Google has also done a good job marketing it, which is more than can be said for FF. Googles rolled out their own laptops (Chrome books). Then you have mobile, and tablet. Then you have the whole search, email, docs, and social network platforms.

Just sheer volume Google can put Chrome in front of people. It seems to have capitalized.

FF just launched it's own mobile OS, but I doubt anyone really expects it to get traction as that game seems pretty locked up by iOS and Android. But you never really know.
 
Firefox died because it had a memory leak that would eventually freeze your system if you had too many tabs or left it running overnight.

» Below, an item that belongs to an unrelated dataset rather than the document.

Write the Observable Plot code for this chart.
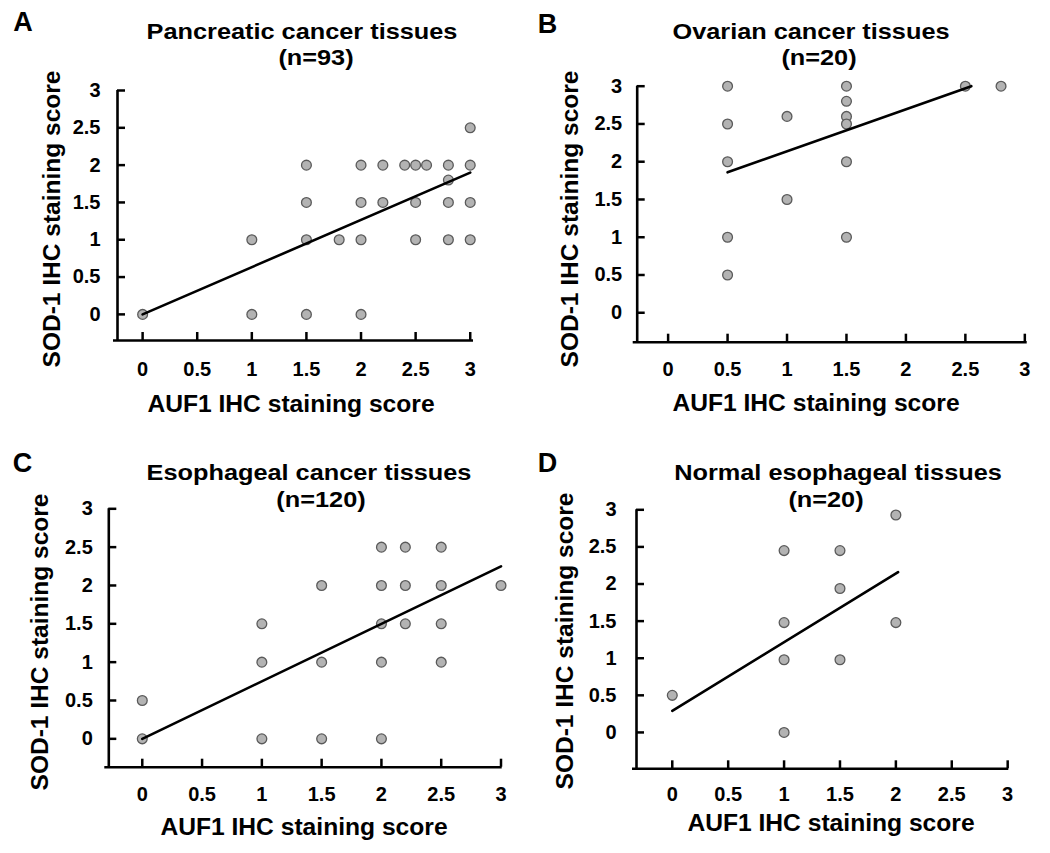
<!DOCTYPE html>
<html><head><meta charset="utf-8">
<script src="https://cdn.jsdelivr.net/npm/d3@7"></script>
<script src="https://cdn.jsdelivr.net/npm/@observablehq/plot@0.6"></script>
<style>
body{margin:0;background:#fff;}
#root{position:relative;width:1050px;height:853px;overflow:hidden;background:#fff;font-family:"Liberation Sans",Arial,sans-serif;font-weight:bold;color:#000;}
.panel{position:absolute;}
.panel text{font-family:"Liberation Sans",Arial,sans-serif;font-weight:bold;}
.lbl{position:absolute;white-space:nowrap;line-height:1;}
</style></head><body><div id="root"></div>
<script>
// ---- data ----
const tickValues = [0, 0.5, 1, 1.5, 2, 2.5, 3];
const tickLabels = ["0", "0.5", "1", "1.5", "2", "2.5", "3"];
const panelLetters = ["A", "B", "C", "D"];
const panelTitles = ["Pancreatic cancer tissues", "Ovarian cancer tissues", "Esophageal cancer tissues", "Normal esophageal tissues"];
const panelCounts = ["(n=93)", "(n=20)", "(n=120)", "(n=20)"];
const xAxisLabel = "AUF1 IHC staining score";
const yAxisLabel = "SOD-1 IHC staining score";

// A: Pancreatic cancer tissues
const aX = [0, 1, 1, 1.5, 1.5, 1.5, 1.5, 1.8, 2, 2, 2, 2, 2.2, 2.2, 2.4, 2.5, 2.6, 2.5, 2.5, 2.8, 2.8, 2.8, 2.8, 3, 3, 3, 3];
const aY = [0, 1, 0, 2, 1.5, 1, 0, 1, 2, 1.5, 1, 0, 2, 1.5, 2, 2, 2, 1.5, 1, 2, 1.8, 1.5, 1, 2.5, 2, 1.5, 1];
const aLineX = [0, 3];
const aLineY = [0, 1.9];

// B: Ovarian cancer tissues
const bX = [0.5, 0.5, 0.5, 0.5, 0.5, 1, 1, 1.5, 1.5, 1.5, 1.5, 1.5, 1.5, 2.5, 2.8];
const bY = [3, 2.5, 2, 1, 0.5, 2.6, 1.5, 3, 2.8, 2.6, 2.5, 2, 1, 3, 3];
const bLineX = [0.5, 2.55];
const bLineY = [1.86, 3.0];

// C: Esophageal cancer tissues
const cX = [0, 0, 1, 1, 1, 1.5, 1.5, 1.5, 2, 2, 2, 2, 2, 2.2, 2.2, 2.2, 2.5, 2.5, 2.5, 2.5, 3];
const cY = [0.5, 0, 1.5, 1, 0, 2, 1, 0, 2.5, 2, 1.5, 1, 0, 2.5, 2, 1.5, 2.5, 2, 1.5, 1, 2];
const cLineX = [0, 3];
const cLineY = [0, 2.25];

// D: Normal esophageal tissues
const dX = [0, 1, 1, 1, 1, 1.5, 1.5, 1.5, 2, 2];
const dY = [0.5, 2.45, 1.48, 0.98, 0, 2.45, 1.94, 0.98, 2.93, 1.48];
const dLineX = [0, 2.02];
const dLineY = [0.29, 2.16];

// ---- layout ----
const panels = [
  {xs: aX, ys: aY, lx: aLineX, ly: aLineY, left: 0, top: 0, width: 520, height: 420,
   ml: 117, mr: 47, mt: 90, mb: 80, xd: [-0.23, 3.03], yd: [-0.35, 3], padY: 17, padX: 21,
   letter: [23, 22], t1: [302, 32], t2: [316, 58], xl: [291, 403.5], yl: [52, 219]},
  {xs: bX, ys: bY, lx: bLineX, ly: bLineY, left: 520, top: 0, width: 530, height: 420,
   ml: 116.7, mr: 23.3, mt: 85.7, mb: 78.3, xd: [-0.26, 3.02], yd: [-0.39, 3], padY: 15, padX: 20,
   letter: [547.5, 24], t1: [811, 32], t2: [819, 58], xl: [816, 403], yl: [570, 219]},
  {xs: cX, ys: cY, lx: cLineX, ly: cLineY, left: 0, top: 420, width: 520, height: 433,
   ml: 108.3, mr: 18.3, mt: 88.3, mb: 86.3, xd: [-0.28, 3.01], yd: [-0.37, 3], padY: 16, padX: 20,
   letter: [22.5, 462.5], t1: [309, 472.5], t2: [321, 499.5], xl: [304, 827], yl: [40, 642]},
  {xs: dX, ys: dY, lx: dLineX, ly: dLineY, left: 520, top: 420, width: 530, height: 433,
   ml: 116, mr: 41.7, mt: 89.3, mb: 84.7, xd: [-0.32, 3.01], yd: [-0.49, 3], padY: 20, padX: 18,
   letter: [547.5, 462.5], t1: [837.5, 473], t2: [825.5, 499.5], xl: [831, 823], yl: [565, 641]}
];

const root = document.getElementById("root");
const fmt = d => tickLabels[tickValues.indexOf(d)];
const TICK_PX = 8;

function addLabel(text, [cx, cy], size, extra = "") {
  const el = document.createElement("div");
  el.className = "lbl";
  el.textContent = text;
  el.style.left = cx + "px";
  el.style.top = cy + "px";
  el.style.fontSize = size + "px";
  el.style.transform = `translate(-50%,-50%) ${extra}`;
  root.appendChild(el);
}

panels.forEach((p, i) => {
  const pts = p.xs.map((x, j) => ({x, y: p.ys[j]}));
  const line = p.lx.map((x, j) => ({x, y: p.ly[j]}));
  const innerW = p.width - p.ml - p.mr;
  const innerH = p.height - p.mt - p.mb;
  // inward tick length (px) expressed in each scale's data units
  const tickLenX = TICK_PX * (p.xd[1] - p.xd[0]) / innerW;
  const tickLenY = TICK_PX * (p.yd[1] - p.yd[0]) / innerH;
  const chart = Plot.plot({
    width: p.width, height: p.height,
    marginLeft: p.ml, marginRight: p.mr, marginTop: p.mt, marginBottom: p.mb,
    x: {domain: p.xd},
    y: {domain: p.yd},
    style: {fontSize: "20px", fontWeight: "bold", background: "transparent"},
    marks: [
      Plot.ruleX([p.xd[0]], {stroke: "#000", strokeWidth: 2.6}),
      Plot.ruleY([p.yd[0]], {stroke: "#000", strokeWidth: 2.6, insetLeft: -4}),
      Plot.ruleY(tickValues, {y: d => d, x1: p.xd[0], x2: p.xd[0] + tickLenX, stroke: "#000", strokeWidth: 2.5}),
      Plot.ruleX(tickValues, {x: d => d, y1: p.yd[0], y2: p.yd[0] + tickLenY, stroke: "#000", strokeWidth: 2.5}),
      Plot.axisY(tickValues, {tickSize: 0, tickPadding: p.padY, tickFormat: fmt, label: null, fontSize: 20}),
      Plot.axisX(tickValues, {tickSize: 0, tickPadding: p.padX, tickFormat: fmt, label: null, fontSize: 20}),
      Plot.dot(pts, {x: "x", y: "y", r: 4.9, fill: "#b3b3b3", stroke: "#5a5a5a", strokeWidth: 1.3}),
      Plot.line(line, {x: "x", y: "y", stroke: "#000", strokeWidth: 2.6})
    ]
  });
  chart.classList.add("panel");
  chart.style.left = p.left + "px";
  chart.style.top = p.top + "px";
  root.appendChild(chart);

  addLabel(panelLetters[i], p.letter, 27);
  addLabel(panelTitles[i], p.t1, 22, "scaleX(1.15)");
  addLabel(panelCounts[i], p.t2, 22, "scaleX(1.15)");
  addLabel(xAxisLabel, p.xl, 23, "scaleX(1.07)");
  addLabel(yAxisLabel, p.yl, 24.5, "rotate(-90deg)");
});
</script>
</body></html>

Oh, and the developers (at some point) insulted a lot of folks claimed that the memory leak didn't exist when 4 tabs left on overnight. Firefox ran fast as hell for me for a while, but that's because I had 16gb of ram lol.
 
I loved FF, but it got so slow at some point it was literally unusable. I switched to Chrome and really never looked back. I'd be happy to switch back to FF if they made it back into what it was about 3 years ago.
 
I'm a lazy piece of shit so am still running FF even though I don't like it.

One of my biggest complaints with FF is how it loads slow pages. I don't know how Chrome is.. but IE seems to properly make space for images and tables ahead of time.. before everything is completely downloaded.. this seems much smoother to me.

FF will load a page in such a way that website buttons and links can move as it's loading, etc. Nothing pisses me off more than trying to click on a webpage button only to have it move on you and you click on something else.

Also, FF seems to freeze up a lot while loading pages. But I'll say it definitely could be all of the script-blockers, ad blockers, etc that I have installed slowing FF down. Maybe the public made addons helped take FF down.
 
I feel like I am just handing over all my secrets to the enemy when I use Chrome so I use Firefox and just deal with having to restart it 3 times a day when it starts using too much memory. I'm pretty sure that is why they have the "Restore Previous Session" button on the start page.
 
Constantly freezes when loading pages but I don't remember Tor.org recommending anything other than FF to use as a browser back in the day, so probably still less vulnerable than the others as far as security is concerned.
Besides, I've always dug red pandas.
 
I have used FF for the past 4 years or so. I use chrome to do speed tests and image optimizations (thanks btw) but the ad assault I get on chrome has made me swear to never use it. I am literally like WTF IS THIS SHIT DOES GOOGLE THINK THIS IS ACCEPTABLE FUUUKKKK.